As much as I love the music of Prince, and Micheal Jackson for that matter, I never quite bought into the idea that sex was all that liberating. Those two artists were clearly at odds. Prince’s sex-machina worked in the most clever ways. I’m torn between his ‘Temptation’ and his ‘Cindy C’ even though ‘Adore’ is in my estimation probably his greatest song. Through all that, Prince was loving enough to keep it as simple as a ‘Kiss’. Michael on the other hand is cursed with ‘Billy Jean’, ‘Dirty Diana’ and ‘Heartbreak Hotel’, it’s tragedy after tragedy ending in real life tragedy. He was probably most in love with the ‘Man in the Mirror’ who was always just a lonely heartbroken boy.
Indeed, what love has to do with it is all the difference in the world, as the one character in Schmigadoon with any gravitas put plainly. (I’ll let you figure out who she was). It is in love we recognize our commitment to make it so, to suffuse our faith with works, to show and prove.

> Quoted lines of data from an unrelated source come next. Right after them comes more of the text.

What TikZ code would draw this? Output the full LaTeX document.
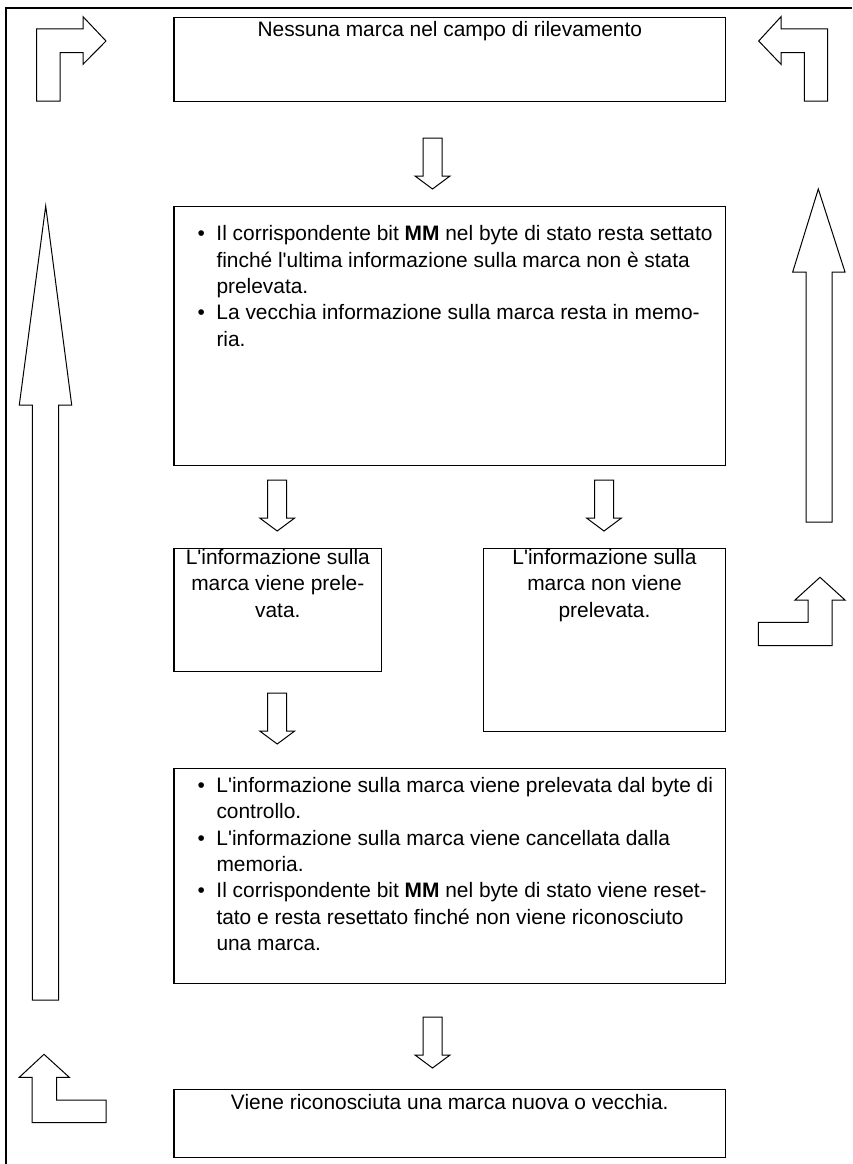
\documentclass[tikz,border=0pt]{standalone}
\usepackage{fontspec}
\setmainfont{Liberation Sans}
\usetikzlibrary{positioning,calc}
\newcommand{\bul}{\makebox[19pt][l]{\textbullet}}
\newcommand{\hang}{\hspace*{19pt}}
\newcommand{\apo}{\textquotesingle}
\newcommand{\blkdown}[2]{\draw[blkarrow] (#1-9.5,#2) -- ++(19,0) -- ++(0,38) -- ++(8,0) -- ++(-17.5,13) -- ++(-17.5,-13) -- ++(8,0) -- cycle;}
\tikzset{
  box/.style={draw,line width=1.3pt,inner sep=0pt,anchor=north west},
  txt/.style={font=\fontsize{20.9}{26.3}\selectfont,inner sep=0pt},
  blkarrow/.style={draw,line width=1pt,fill=white,line join=miter}
}
\begin{document}
\begin{tikzpicture}[x=1pt,y=-1pt]
  \useasboundingbox (0,0) rectangle (852,1164);
  \draw[line width=2pt] (6,1164) -- (6,8) -- (852,8);
  \node[box,minimum width=551.7pt,minimum height=84.3pt] (top) at (173.3,16.7) {};
  \node[box,minimum width=551.7pt,minimum height=259pt] (hold) at (173.3,206) {};
  \node[box,minimum width=207.7pt,minimum height=123.3pt] (taken) at (173.3,547.7) {};
  \node[box,minimum width=242.3pt,minimum height=183.3pt] (nottaken) at (482.7,547.7) {};
  \node[box,minimum width=551.7pt,minimum height=215.3pt] (clear) at (173.3,767.7) {};
  \node[box,minimum width=551.7pt,minimum height=67.7pt] (found) at (173.3,1089) {};
  \node[txt,below=4.5pt of top.north] (toptxt) {Nessuna marca nel campo di rilevamento};
  \node[txt,align=left,below right=19.5pt and 24pt of hold.north west] (holdtxt) {\bul Il corrispondente bit \textbf{MM} nel byte di stato resta settato\\
    \hang finché l\apo ultima informazione sulla marca non è stata\\
    \hang prelevata.\\
    \bul La vecchia informazione sulla marca resta in memo-\\
    \hang ria.};
  \node[txt,align=center,below=1.5pt of taken.north] (takentxt) {L\apo informazione sulla\\marca viene prele-\\vata.};
  \node[txt,align=center,below=1.5pt of nottaken.north] (nottakentxt) {L\apo informazione sulla\\marca non viene\\prelevata.};
  \node[txt,align=left,below right=9.5pt and 24pt of clear.north west] (cleartxt) {\bul L\apo informazione sulla marca viene prelevata dal byte di\\
    \hang controllo.\\
    \bul L\apo informazione sulla marca viene cancellata dalla\\
    \hang memoria.\\
    \bul Il corrispondente bit \textbf{MM} nel byte di stato viene reset-\\
    \hang tato e resta resettato finché non viene riconosciuto\\
    \hang una marca.};
  \node[txt,below=5pt of found.north] (foundtxt) {Viene riconosciuta una marca nuova o vecchia.};
  \blkdown{432.5}{138}
  \blkdown{277.2}{480}
  \blkdown{604}{480}
  \blkdown{277.2}{693}
  \blkdown{432.5}{1017}
  \draw[blkarrow] (36.7,101) -- (36.7,29) -- (83,29) -- (83,16.7) -- (106,41) -- (83,64.3) -- (83,52.7) -- (60,52.7) -- (60,101) -- cycle;
  \draw[blkarrow] (804.3,101) -- (804.3,52.7) -- (781,52.7) -- (781,64.3) -- (758.7,41) -- (781,16.7) -- (781,29) -- (827.7,29) -- (827.7,101) -- cycle;
  \draw[blkarrow] (45.7,206) -- (71.7,405) -- (58.7,405) -- (58.7,1000) -- (32.3,1000) -- (32.3,405) -- (19.3,405) -- cycle;
  \draw[blkarrow] (44,1054.3) -- (69.3,1077.3) -- (56.7,1077.3) -- (56.7,1100) -- (106,1100) -- (106,1122.7) -- (32,1122.7) -- (32,1077.3) -- (19.3,1077.3) -- cycle;
  \draw[blkarrow] (818.3,189) -- (845,272) -- (832,272) -- (832,522) -- (806,522) -- (806,272) -- (792.7,272) -- cycle;
  \draw[blkarrow] (820,577.3) -- (845,600) -- (832,600) -- (832,645.7) -- (758.3,645.7) -- (758.3,622.3) -- (808,622.3) -- (808,600) -- (795,600) -- cycle;
\end{tikzpicture}
\end{document}
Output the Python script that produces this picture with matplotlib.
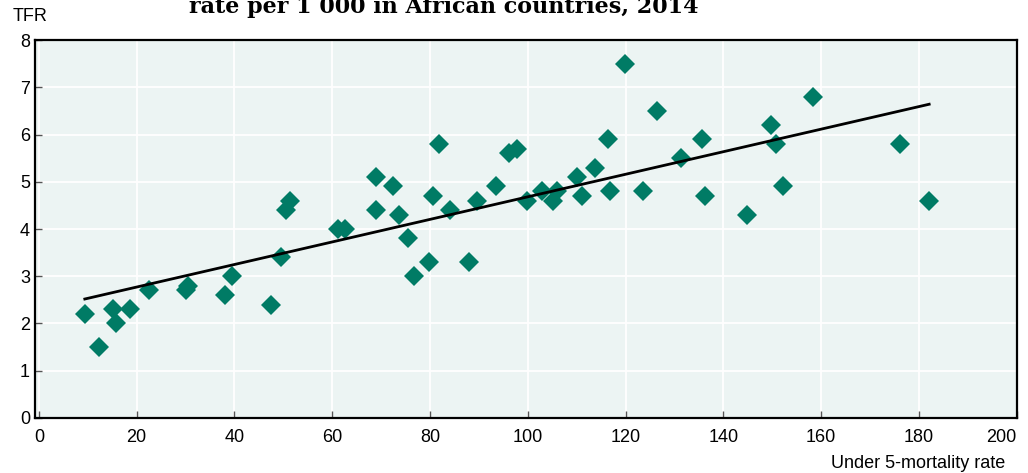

The 1970s were, for me, the reprieve from the revolution. The end of the Vietnam War. The end of the long hot summers of race riots. The rise of integration and the Bicentennial. The end of the disaster films and the beginning of Star Wars. It was, in that way of the Happy Hooker, the baby boom after the dark chaos of the dropout generation. The Me Generation brought their long hair and their bright colored bellbottom and collars into shape. Their ideas of liberated sex, drugs and rock & roll were very much like their muscle cars, powerful, dangerous and unsafe. It feels like freedom to drive 80 mph in a convertible with no shoulder belts and a steel dashboard. That’s all we had, and we dared. Anything to get away from consternation and strife.
That is the 1970s of the Schmigadoon emergent at the end of episode six. It has been shocked into recognition of the improvisation necessary to deal with the truth of complexity (about sex). It discovers that the romantic vision of an unchanging ideal village cannot work without repressive lies (about sex). It found out, as Jeff Goldblum told us in Jurassic Park, that life finds a way (about sex).
I don’t have to tell you that in all of its complexity, sex is its own reward. It is in that way like eating. But there is nothing quite so annoying as somebody who feels the need to express to you what kind food or sex they find most acceptable. Well, actually what’s more annoying are proxies of the same subjects, and Schmigadoon’s morality in the kingdom of sex is both as narrow and digestible as it gets.
It’s too bad Key and Strong couldn’t find a more interesting subject than sex to sing about. It’s not the only kind of liberation people need, but yeah it was still cute.